How Tennessee’s Justice System Allows Dangerous People to Keep Guns — With Deadly Outcomes

Kimberly Jones-Mbuyi, left, and KiAndrea Jones, Michaela Carter’s mother and sister, hold a photograph of Carter at their home in the Antioch neighborhood of Nashville, Tennessee. Credit:William DeShazer for ProPublica

By Paige Pfleger, WPLN/Nashville Public Radio, with research by Mariam Elba, ProPublica

Co-published with WPLN/Nashville Public Radio

Series:Under the Gun: How Gun Violence Is Impacting the Nation

As America emerged from the pandemic, communities continued to experience a rising tide of gun violence. School shootings and the rate of children and teens killed by gunfire both reached all-time highs since at least 1999. ProPublica’s coverage of gun violence reveals how first responders, policymakers and those directly affected are coping with the bloodshed.

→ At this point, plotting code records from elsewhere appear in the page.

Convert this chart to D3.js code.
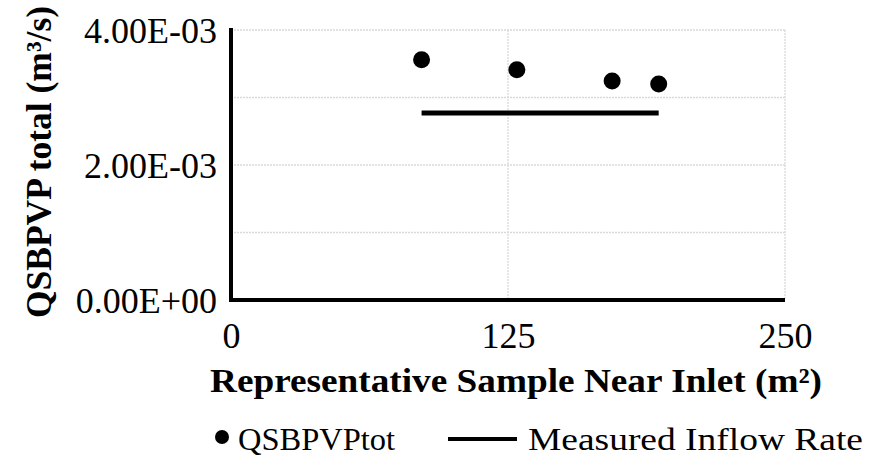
<!DOCTYPE html>
<html>
<head>
<meta charset="utf-8">
<script src="https://cdn.jsdelivr.net/npm/d3@7"></script>
<style>
  body { margin: 0; background: #fff; }
  text { font-family: "Liberation Serif", "Times New Roman", serif; fill: #000; }
</style>
</head>
<body>
<script>
// values
var sampleArea = [86, 129, 172, 193];
var qsbpvpTot = [3.56e-3, 3.41e-3, 3.245e-3, 3.2e-3];
var inflowX = [86, 193];
var inflowY = [2.77e-3, 2.77e-3];
var xTicks = [0, 125, 250];
var yTicks = [0, 2e-3, 4e-3];
var yGrid = [1e-3, 2e-3, 3e-3, 4e-3];

var width = 870, height = 457;
var plotLeft = 231, plotRight = 785, plotTop = 30, plotBottom = 300;

var svg = d3.select("body").append("svg")
	.attr("width", width)
	.attr("height", height);

var x = d3.scaleLinear().domain([0, 250]).range([plotLeft, plotRight]);
var y = d3.scaleLinear().domain([0, 4e-3]).range([plotBottom, plotTop]);

// grid
svg.append("g").selectAll("line")
	.data(yGrid)
	.enter().append("line")
	.attr("x1", plotLeft).attr("x2", plotRight)
	.attr("y1", function(d) { return y(d); })
	.attr("y2", function(d) { return y(d); })
	.attr("stroke", "#d9d9d9")
	.attr("stroke-width", 1.3)
	.attr("stroke-dasharray", "2,1");

svg.append("g").selectAll("line")
	.data(xTicks.slice(1))
	.enter().append("line")
	.attr("y1", plotTop).attr("y2", plotBottom)
	.attr("x1", function(d) { return x(d); })
	.attr("x2", function(d) { return x(d); })
	.attr("stroke", "#d9d9d9")
	.attr("stroke-width", 1.3)
	.attr("stroke-dasharray", "2,1");

// measured inflow line
var line = d3.line()
	.x(function(d, i) { return x(inflowX[i]); })
	.y(function(d) { return y(d); });

svg.append("path")
	.datum(inflowY)
	.attr("d", line)
	.attr("fill", "none")
	.attr("stroke", "#000")
	.attr("stroke-width", 5);

// points
svg.append("g").selectAll("circle")
	.data(qsbpvpTot)
	.enter().append("circle")
	.attr("cx", function(d, i) { return x(sampleArea[i]); })
	.attr("cy", function(d) { return y(d); })
	.attr("r", 8.5)
	.attr("fill", "#000");

// axes
var xAxis = svg.append("g")
	.attr("transform", "translate(0," + plotBottom + ")")
	.call(d3.axisBottom(x).tickValues(xTicks).tickSize(0).tickPadding(48).tickFormat(d3.format("d")));
xAxis.select(".domain").attr("stroke", "#000").attr("stroke-width", 4).attr("d", "M" + (plotLeft - 2) + ",0H" + plotRight);
xAxis.selectAll("text").style("font-size", "36px").attr("dy", "0");

var yAxis = svg.append("g")
	.attr("transform", "translate(" + plotLeft + ",0)")
	.call(d3.axisLeft(y).tickValues(yTicks).tickSize(0).tickPadding(14)
		.tickFormat(function(d) { return d.toExponential(2).toUpperCase().replace(/E([+-])(\d)$/, "E$10$2"); }));
yAxis.select(".domain").attr("stroke", "#000").attr("stroke-width", 4).attr("d", "M0," + (plotTop - 2) + "V" + (plotBottom + 2));
yAxis.selectAll("text").style("font-size", "36px").attr("dy", "0.36em");

// axis titles
svg.append("text")
	.attr("x", 516).attr("y", 392)
	.attr("text-anchor", "middle")
	.attr("textLength", 612)
	.attr("lengthAdjust", "spacingAndGlyphs")
	.style("font-size", "34px")
	.style("font-weight", "bold")
	.text("Representative Sample Near Inlet (m²)");

svg.append("text")
	.attr("transform", "translate(51,162) rotate(-90)")
	.attr("text-anchor", "middle")
	.attr("textLength", 312)
	.attr("lengthAdjust", "spacingAndGlyphs")
	.style("font-size", "35px")
	.style("font-weight", "bold")
	.text("QSBPVP total (m³/s)");

// legend
var legend = svg.append("g");
legend.append("circle")
	.attr("cx", 222).attr("cy", 437).attr("r", 7)
	.attr("fill", "#000");
legend.append("text")
	.attr("x", 238).attr("y", 450)
	.attr("textLength", 157)
	.attr("lengthAdjust", "spacingAndGlyphs")
	.style("font-size", "32px")
	.text("QSBPVPtot");
legend.append("line")
	.attr("x1", 448).attr("x2", 517)
	.attr("y1", 439).attr("y2", 439)
	.attr("stroke", "#000")
	.attr("stroke-width", 4);
legend.append("text")
	.attr("x", 528).attr("y", 450)
	.attr("textLength", 335)
	.attr("lengthAdjust", "spacingAndGlyphs")
	.style("font-size", "32px")
	.text("Measured Inflow Rate");
</script>
</body>
</html>
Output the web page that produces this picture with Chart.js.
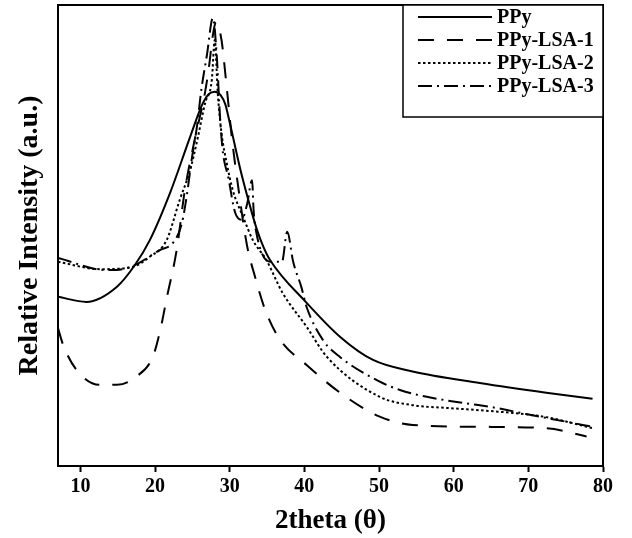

This article was produced for ProPublica’s Local Reporting Network in partnership with WPLN/Nashville Public Radio. 

This story contains a description of a 911 call that took place as a homicide was being committed.

Michaela Carter felt like she was being hunted.

She fled her family’s home on Nov. 15, 2021, and called 911 with her mother, pulling into the parking lot of a discount store in southeast Nashville, Tennessee, to await the police.

“Are they sending people?” Carter can be heard asking her mom on the 911 call. An excerpt of the first call Carter and Jones-Mbuyi made to 911. Jones-Mbuyi told the dispatcher that Carter’s estranged husband, James Leggett, had been seen with a gun. (Credit: Obtained by WPLN)

Her mother, Kimberly Jones-Mbuyi, told the dispatcher that Carter’s estranged husband had just been seen walking around a family member’s apartment complex with a gun.

James Leggett had gotten out of jail 10 days earlier. He’d been locked up since Carter reported to police that he’d repeatedly hit her in the face with a bottle of Jack Daniel’s. Since he was released, he’d started calling her and sending increasingly desperate text messages.

The night before, he posted on Facebook: “Somebody with nothing to lose won’t give a fuck when shit gets real.”

Then, that morning: “Today is the day.”